All custom engine bay parts were now completed, however to confirm I had not missed anything I started to fit every single part into the engine bay (engine, radiator, intercooler, wiring, plumbing, brackets, cables, all accessories) and check for issues. I found a couple of things to resolve :
When I first made the coolant hard line under the intake manifold (to join the heater core outlet to the water pump suction pipe) I had not considered clearance to the subframe. The hard line did actually foul on the subframe and I pulled the engine out to remake it.
A new hardline was made to clear the subframe and battery ground terminal :
Some time ago I had moved the radiator position and trimmed part of the airbox intake duct for clearance.
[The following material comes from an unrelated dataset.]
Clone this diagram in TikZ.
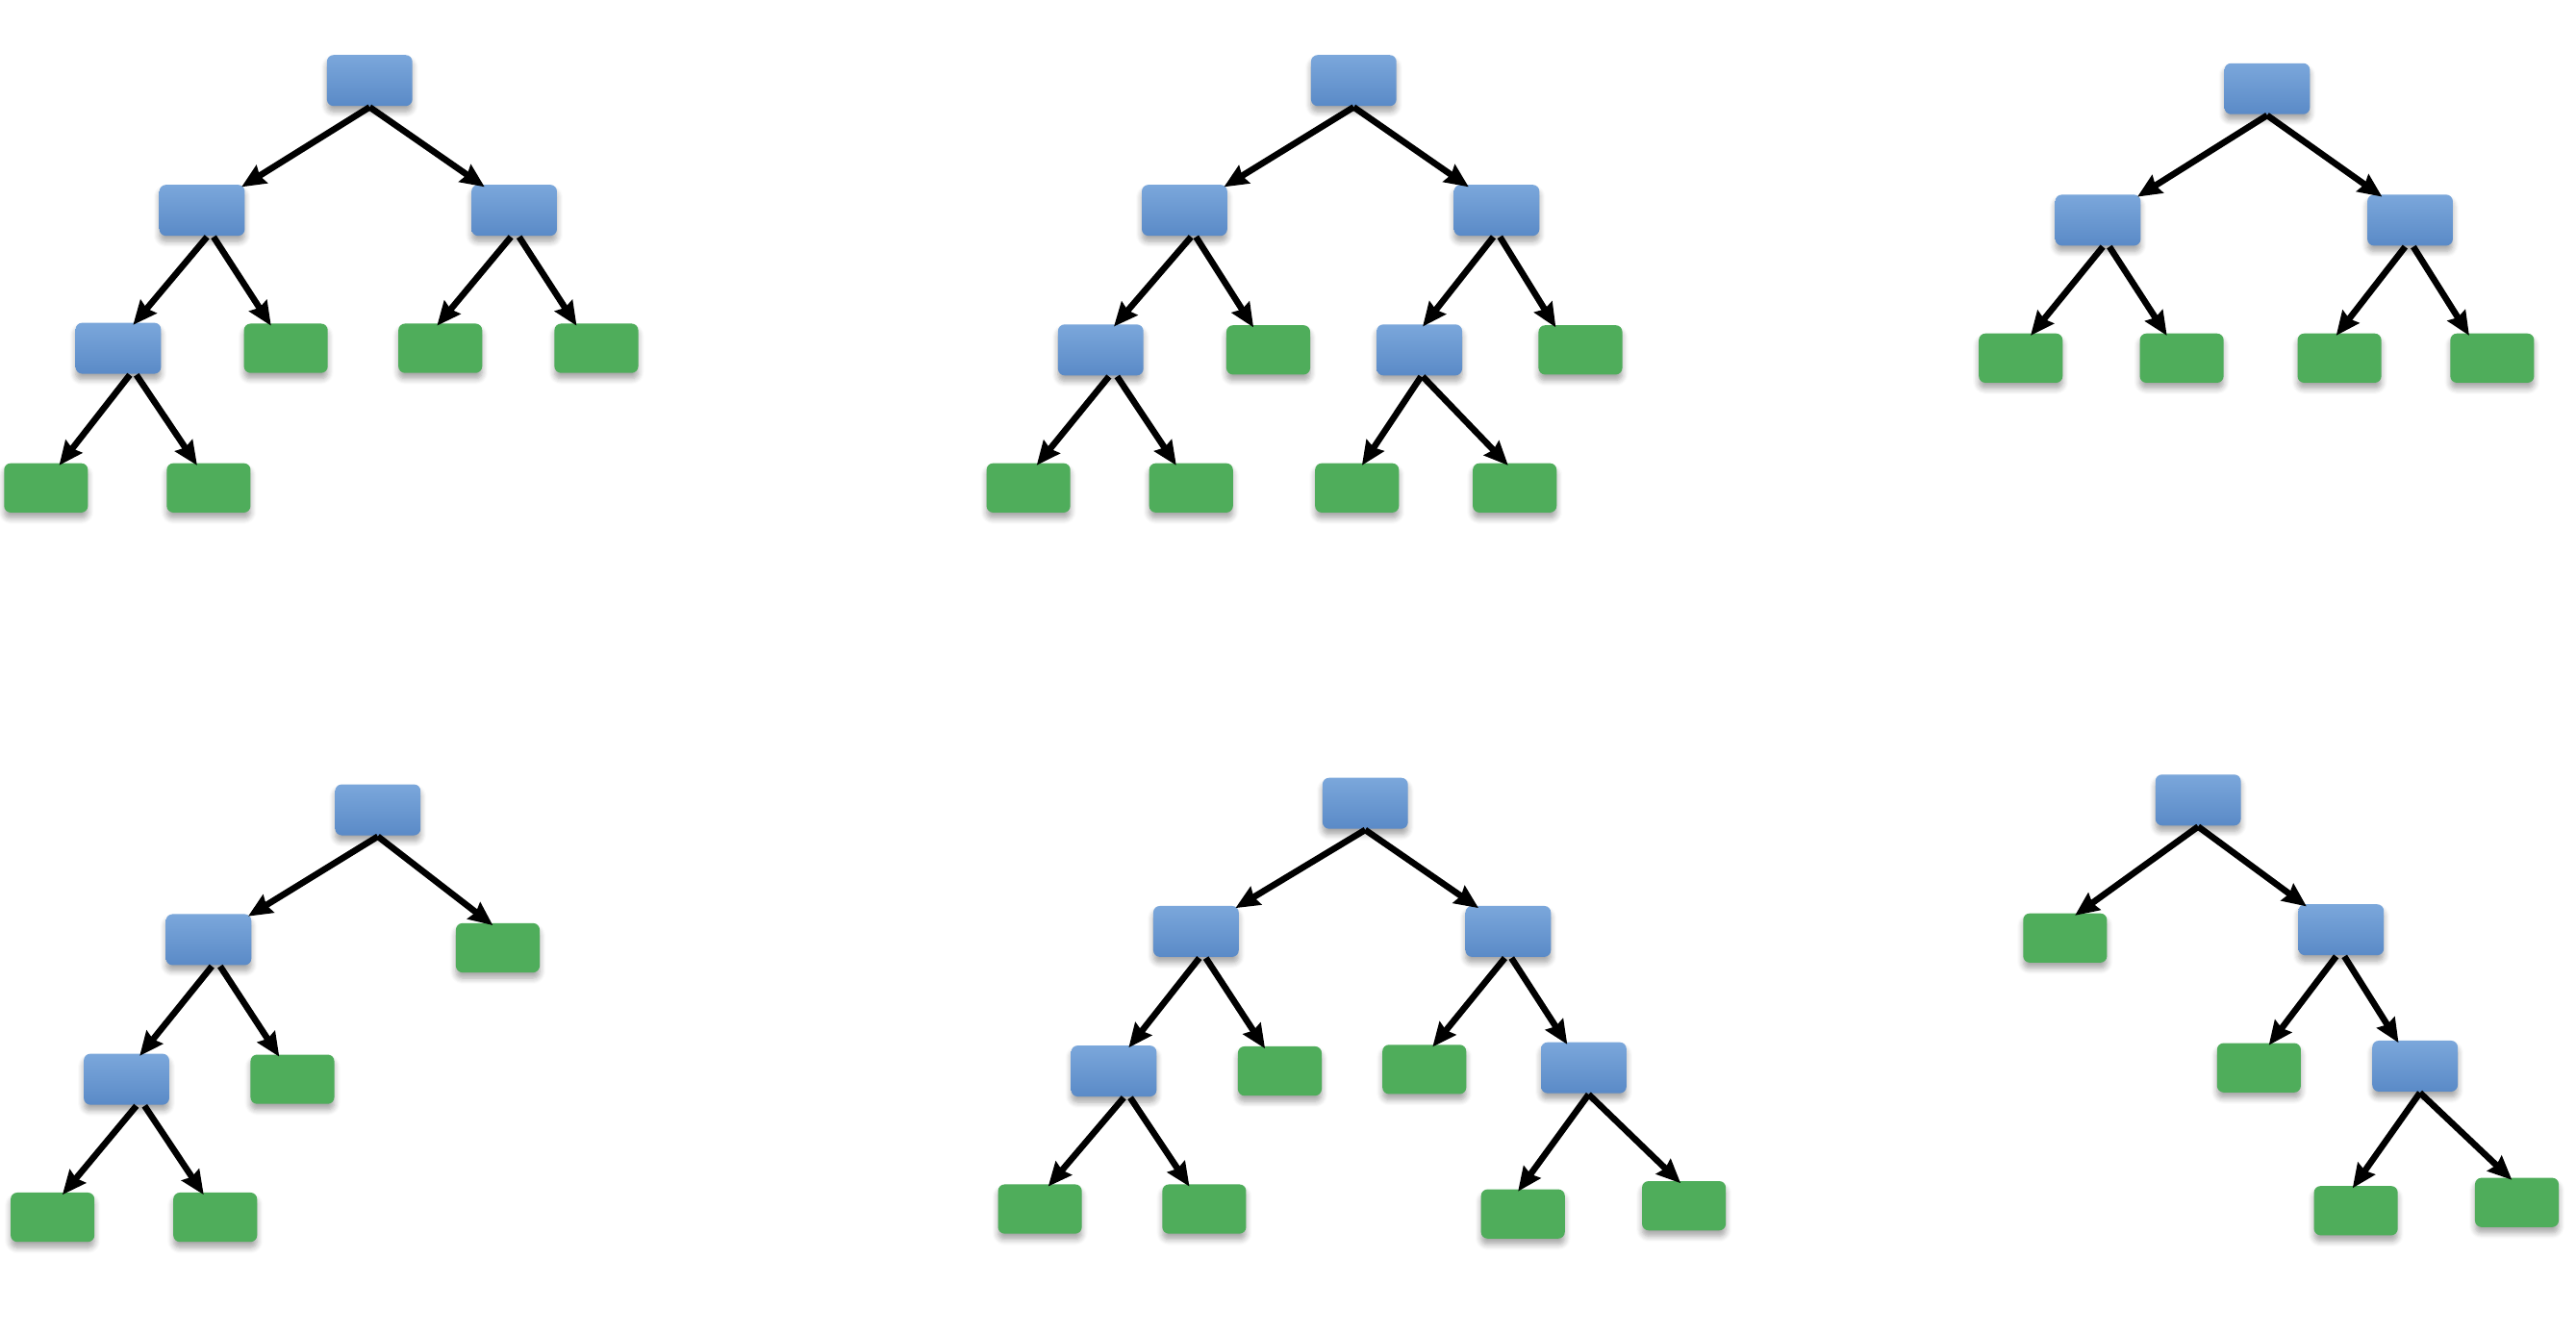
\documentclass[tikz,border=0pt]{standalone}
\usetikzlibrary{arrows.meta,calc,shadows.blur}

\definecolor{splittop}{HTML}{7BA7DB}
\definecolor{splitbot}{HTML}{5A8AC7}
\definecolor{leafgreen}{HTML}{4FAD5B}

\tikzset{
  box/.style={rectangle, rounded corners=0.4mm, inner sep=0pt,
    minimum width=5.2mm, minimum height=3.1mm,
    blur shadow={shadow blur steps=6, shadow xshift=0mm, shadow yshift=-0.35mm,
      shadow blur radius=0.35mm, shadow opacity=35}},
  split/.style={box, top color=splittop, bottom color=splitbot, draw=none},
  leaf/.style={box, fill=leafgreen, minimum width=5.1mm, minimum height=3.0mm},
  edge/.style={line width=1.1pt, -{Stealth[length=1.45mm,width=1.25mm,inset=0.15mm]}}
}

\begin{document}
\begin{tikzpicture}[x=0.1mm,y=-0.1mm]
\useasboundingbox (0,0) rectangle (1568,812);

% top left
\node[split] (ar) at (225,49) {};
\node[split] (aa) at (123,128) {};
\node[split] (ab) at (313,128) {};
\node[split] (ac) at (72,212) {};
\node[leaf] (ad) at (174,212) {};
\node[leaf] (ae) at (268,212) {};
\node[leaf] (af) at (363,212) {};
\node[leaf] (ag) at (28,297) {};
\node[leaf] (ah) at (127,297) {};

% top middle
\node[split] (br) at (824,49) {};
\node[split] (ba) at (721,128) {};
\node[split] (bb) at (911,128) {};
\node[split] (bc) at (670,213) {};
\node[leaf] (bd) at (772,213) {};
\node[split] (be) at (864,213) {};
\node[leaf] (bf) at (962,213) {};
\node[leaf] (bg) at (626,297) {};
\node[leaf] (bh) at (725,297) {};
\node[leaf] (bi) at (826,297) {};
\node[leaf] (bj) at (922,297) {};

% top right
\node[split] (cr) at (1380,54) {};
\node[split] (ca) at (1277,134) {};
\node[split] (cb) at (1467,134) {};
\node[leaf] (cc) at (1230,218) {};
\node[leaf] (cd) at (1328,218) {};
\node[leaf] (ce) at (1424,218) {};
\node[leaf] (cf) at (1517,218) {};

% bottom left
\node[split] (dr) at (230,493) {};
\node[split] (da) at (127,572) {};
\node[leaf] (db) at (303,577) {};
\node[split] (dc) at (77,657) {};
\node[leaf] (dd) at (178,657) {};
\node[leaf] (de) at (32,741) {};
\node[leaf] (df) at (131,741) {};

% bottom middle
\node[split] (er) at (831,489) {};
\node[split] (ea) at (728,567) {};
\node[split] (eb) at (918,567) {};
\node[split] (ec) at (678,652) {};
\node[leaf] (ed) at (779,652) {};
\node[leaf] (ee) at (867,651) {};
\node[split] (ef) at (964,650) {};
\node[leaf] (eg) at (633,736) {};
\node[leaf] (eh) at (733,736) {};
\node[leaf] (ei) at (927,739) {};
\node[leaf] (ej) at (1025,734) {};

% bottom right
\node[split] (fr) at (1338,487) {};
\node[leaf] (fa) at (1257,571) {};
\node[split] (fb) at (1425,566) {};
\node[leaf] (fc) at (1375,650) {};
\node[split] (fd) at (1470,649) {};
\node[leaf] (fe) at (1434,737) {};
\node[leaf] (ff) at (1532,732) {};

% parent / start shift / child / end shift
\foreach \p/\s/\c/\e in {ar/0/aa/24, ar/0/ab/-18, aa/3/ac/9, aa/7/ad/-9,
  ab/-2/ae/-2, ab/3/af/-12, ac/7/ag/8, ac/11/ah/-7,
  br/0/ba/24, br/0/bb/-17, ba/4/bc/8, ba/7/bd/-9, bb/-2/be/2, bb/2/bf/-15,
  bc/5/bg/5, bc/10/bh/-9, be/1/bi/3, be/2/bj/-4,
  cr/0/ca/24, cr/0/cb/-17, ca/3/cc/6, ca/7/cd/-9, cb/-3/ce/-2, cb/2/cf/-14,
  dr/0/da/24, dr/0/db/-3, da/2/dc/8, da/7/dd/-8, dc/6/de/6, dc/11/df/-7,
  er/0/ea/24, er/0/eb/-18, ea/2/ec/9, ea/6/ed/-9, eb/-2/ee/5, eb/2/ef/-10,
  ec/6/eg/5, ec/10/eh/-9, ef/3/ei/-3, ef/3/ej/-2,
  fr/0/fa/6, fr/0/fb/-21, fb/-3/fc/6, fb/2/fd/-10, fd/3/fe/-2, fd/3/ff/-3}
  \draw[edge] ($(\p.south)+(\s,0)$) -- ($(\c.north)+(\e,2)$);
\end{tikzpicture}
\end{document}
I had always planned to remake the duct as it ended up warped with a non-symmetrical shape.

This time I designed and 3D printed a duct that bolted to the side of the airbox, into captured nuts in the duct flange.
The duct is adjacent to the radiator so like all other 3D printed items for the Mini, I will be reprinting the piece in PETG plastic which has a higher temperature rating than PLA.
The drivers side brake line had to be remade so it now squeezes in-between the subframe tower and the engine mount.
I needed a simple mount on top of gearbox for the front bumper section of wiring loom :
Another issue was the intake piping that slightly squashed the distributor wiring loom.
This was solved by adding a small bend in the pipe to raise it slightly.
One final minor item was to fix the frayed end of the accelerator cable that was previously shortened. This was fixed with a quick touch from the TIG welder, then cleaned up on the bench grinder.